BenjaminBossan commented 5 months ago

Hey, could you please paste the code as text, otherwise I'd have to copy everything by hand if I want to reproduce :) Also, if you call base_model.add_adapter(...), you're adding a fresh, untrained LoRA adapter, which by default is a no-op (unless init_lora_weights=False in the config). Are you aware of that? Did you intend to call load_adapter instead?

JhonDan1999 commented 5 months ago

no i was not aware of that ("adding a fresh, untrained LoRA adapter") so now i changed the code based this information but i go the same behavior as you can see

Screenshot 2024-05-27 at 5 49 21 PM

here is text code

from peft import PeftConfig

config_lora1 = PeftConfig.from_pretrained(peft_adapter1_output_dir, init_lora_weights = False)
config_lora2 = PeftConfig.from_pretrained(peft_adapter2_output_dir, init_lora_weights = False)

bnb_config = BitsAndBytesConfig(
    load_in_4bit=True,
    bnb_4bit_quant_type='nf4',
    bnb_4bit_compute_dtype=torch.bfloat16,
    bnb_4bit_use_double_quant=False,
)

base_model = AutoModelForCausalLM.from_pretrained(
    config_lora1.base_model_name_or_path,
    quantization_config=bnb_config,
    device_map='auto',
    torch_dtype=torch.bfloat16,
    use_cache=False,
)
tokenizer = AutoTokenizer.from_pretrained(config_lora1.base_model_name_or_path, trust_remote_code=True)

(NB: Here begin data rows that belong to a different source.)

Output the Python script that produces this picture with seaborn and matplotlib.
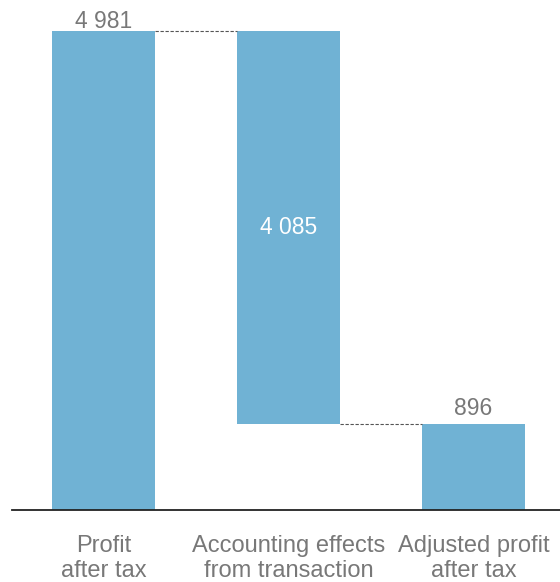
import matplotlib.pyplot as plt
import numpy as np
import pandas as pd
import seaborn as sns

# Chart values
CATEGORIES = ["Profit\nafter tax", "Accounting effects\nfrom transaction", "Adjusted profit\nafter tax"]
BOTTOMS = [0, 896, 0]
HEIGHTS = [4981, 4085, 896]
LABELS = ["4 981", "4 085", "896"]

BAR_COLOR = "#70b2d4"
TEXT_COLOR = "#787878"


def main():
    plt.rcParams["font.family"] = ["Liberation Sans", "DejaVu Sans"]
    data = pd.DataFrame({"Category": CATEGORIES, "Value": HEIGHTS})

    fig = plt.figure(figsize=(5.6, 5.82), dpi=100)
    ax = fig.add_axes([12 / 560, 72 / 582, 548 / 560, 500 / 582])

    sns.barplot(
        data=data,
        x="Category",
        y="Value",
        color=BAR_COLOR,
        saturation=1,
        width=0.557,
        bottom=BOTTOMS,
        ax=ax,
    )

    tops = np.add(BOTTOMS, HEIGHTS)
    half = 0.557 / 2
    # connector lines between bars
    for i in range(len(CATEGORIES) - 1):
        level = tops[i] if i == 0 else BOTTOMS[i]
        ax.plot(
            [i + half, i + 1 - half],
            [level, level],
            linestyle=(0, (3, 1.5)),
            color="#555555",
            linewidth=0.8,
        )

    ax.text(0, tops[0] + 30, LABELS[0], ha="center", va="baseline", color=TEXT_COLOR, fontsize=16.5)
    ax.text(1, BOTTOMS[1] + HEIGHTS[1] / 2, LABELS[1], ha="center", va="center", color="white", fontsize=16.5)
    ax.text(2, tops[2] + 94, LABELS[2], ha="center", va="baseline", color=TEXT_COLOR, fontsize=16.5)

    ax.set_xlim(-0.495, 2.468)
    ax.set_ylim(0, 500 / 0.0962)
    ax.set(xlabel="", ylabel="", yticks=[])
    for side in ("top", "right", "left"):
        ax.spines[side].set_visible(False)
    ax.spines["bottom"].set_color("#222222")
    ax.spines["bottom"].set_linewidth(1.3)
    ax.tick_params(axis="x", length=0, pad=18, labelsize=17, labelcolor=TEXT_COLOR)
    for label in ax.get_xticklabels():
        label.set_linespacing(1.2)

    fig.savefig("out.png", dpi=100)


if __name__ == "__main__":
    main()
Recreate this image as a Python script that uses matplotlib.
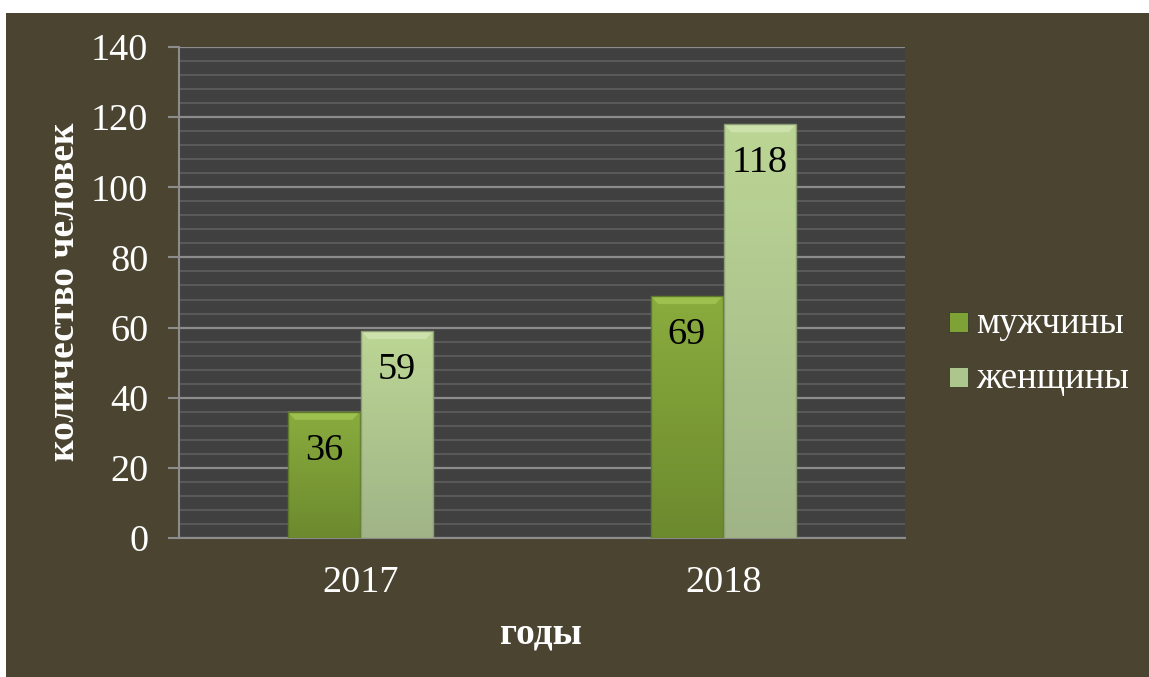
import numpy as np
import matplotlib
matplotlib.use("Agg")
import matplotlib.pyplot as plt
from matplotlib.patches import Rectangle, Polygon
from matplotlib.colors import LinearSegmentedColormap

years = ["2017", "2018"]
series_names = ["мужчины", "женщины"]
men = [36, 69]
women = [59, 118]

plt.rcParams['font.family'] = ['Liberation Serif', 'DejaVu Serif']

W, H = 1149, 677
fig = plt.figure(figsize=(W/100, H/100), dpi=100, facecolor='white')
olive = '#4a4430'
fig.patches.append(Rectangle((6/W, 0), 1 - 6/W, 1 - 13/H, transform=fig.transFigure,
                             facecolor=olive, edgecolor='none', zorder=-10))

ax = fig.add_axes([179/W, (H-538)/H, (905-179)/W, (538-47)/H])
ax.set_facecolor('#404040')
ax.set_ylim(0, 140)
ax.set_xlim(-0.5, 1.5)

# gridlines
ax.set_yticks(np.arange(0, 141, 20))
ax.set_yticks(np.arange(0, 141, 4), minor=True)
ax.yaxis.grid(True, which='minor', color='#5c5c5c', linewidth=1.3)
ax.yaxis.grid(True, which='major', color='#8c8c8c', linewidth=1.6)
ax.set_axisbelow(True)
ax.tick_params(axis='y', which='minor', length=0)
ax.tick_params(axis='y', which='major', length=8, width=1.5, color='#8c8c8c',
               labelsize=27.5, labelcolor='white', pad=14)
ax.tick_params(axis='x', length=0, labelsize=27.5, labelcolor='white', pad=20)
for s in ['top', 'right']:
    ax.spines[s].set_visible(False)
for s in ['left', 'bottom']:
    ax.spines[s].set_color('#8c8c8c')
    ax.spines[s].set_linewidth(1.5)

x = np.arange(len(years))
bw = 0.198
gap = 0.004

cm_men = LinearSegmentedColormap.from_list('m', ['#6c8a2e', '#8aac3e'])
cm_wom = LinearSegmentedColormap.from_list('w', ['#a0b487', '#bcd695'])
top_men = '#a2c452'
top_wom = '#d0e4b0'

def draw(xs, vals, cmap, topc, edge):
    bars = ax.bar(xs, vals, width=bw, color='none', edgecolor='none', zorder=3)
    grad = np.linspace(0, 1, 256).reshape(-1, 1)
    for b in bars:
        x0, y0, w, h = b.get_x(), b.get_y(), b.get_width(), b.get_height()
        im = ax.imshow(grad, cmap=cmap, origin='lower', aspect='auto',
                       extent=[x0, x0 + w, y0, y0 + h], zorder=3)
        im.set_clip_path(b)
        # bevel on top
        dy = 2.3
        dx = 0.02
        poly = Polygon([[x0, y0 + h], [x0 + w, y0 + h], [x0 + w - dx, y0 + h - dy],
                        [x0 + dx, y0 + h - dy]], closed=True, facecolor=topc,
                       edgecolor='none', alpha=0.85, zorder=4)
        ax.add_patch(poly)
        ax.add_patch(Rectangle((x0, y0), w, h, facecolor='none', edgecolor=edge,
                               linewidth=1.0, zorder=5))
    return bars

bm = draw(x - bw/2 - gap/2, men, cm_men, top_men, '#5f7a28')
bwm = draw(x + bw/2 + gap/2, women, cm_wom, top_wom, '#8d9e76')
ax.set_xlim(-0.5, 1.5)
ax.set_ylim(0, 140)

for xs, vals in [(x - bw/2 - gap/2, men), (x + bw/2 + gap/2, women)]:
    for xi, v in zip(xs, vals):
        ax.annotate(str(v), (xi, v), xytext=(0, -28), textcoords='offset points',
                    ha='center', va='center', fontsize=27.5, color='black', zorder=6)

ax.set_xticks(x)
ax.set_xticklabels(years)

fig.text(65/W, 1 - 292/H, 'количество человек', rotation=90, ha='center', va='center',
         fontsize=27, fontweight='bold', color='white')
fig.text(541/W, 1 - 634/H, 'годы', ha='center', va='center',
         fontsize=27, fontweight='bold', color='white')

# legend
for i, (name, c, tc) in enumerate([(series_names[0], '#7fa236', top_men),
                                   (series_names[1], '#adc68e', top_wom)]):
    yc = 1 - (322 + 55*i)/H
    fig.patches.append(Rectangle((949/W, yc - 10/H), 19/W, 20/H, transform=fig.transFigure,
                                 facecolor=c, edgecolor='#3a3a2a', linewidth=0.6, zorder=5))
    fig.text(976/W, yc - 2/H, name, ha='left', va='center', fontsize=26.5, color='white')

fig.savefig('out.png', dpi=100, facecolor='white')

input_prompt = "Hello, how are you"
inputs = tokenizer(input_prompt, return_tensors='pt').to("cuda")

# Generate text with base model
output_base = base_model.generate(**inputs)
print("Base Model Output:")
print(tokenizer.decode(output_base[0], max_new_tokens=50, pad_token_id=tokenizer.eos_token_id))

base_model.load_adapter(peft_adapter1_output_dir, adapter_name="adapter_1")
base_model.load_adapter(peft_adapter2_output_dir, adapter_name="adapter_2")

# base_model.disable_adapters()
# Generate text with adapter 1
base_model.set_adapter("adapter_1")
output_adapter1 = base_model.generate(**inputs)
print("\nAdapter 1 Output:")
print(tokenizer.decode(output_base[0], skip_special_tokens=True, max_new_tokens=50, pad_token_id=tokenizer.eos_token_id))

# Generate text with adapter 2
base_model.set_adapter("adapter_2")
output_adapter2 = base_model.generate(**inputs)
print("\nAdapter 2 Output:")
print(tokenizer.decode(output_base[0], skip_special_tokens=True, max_new_tokens=50, pad_token_id=tokenizer.eos_token_id))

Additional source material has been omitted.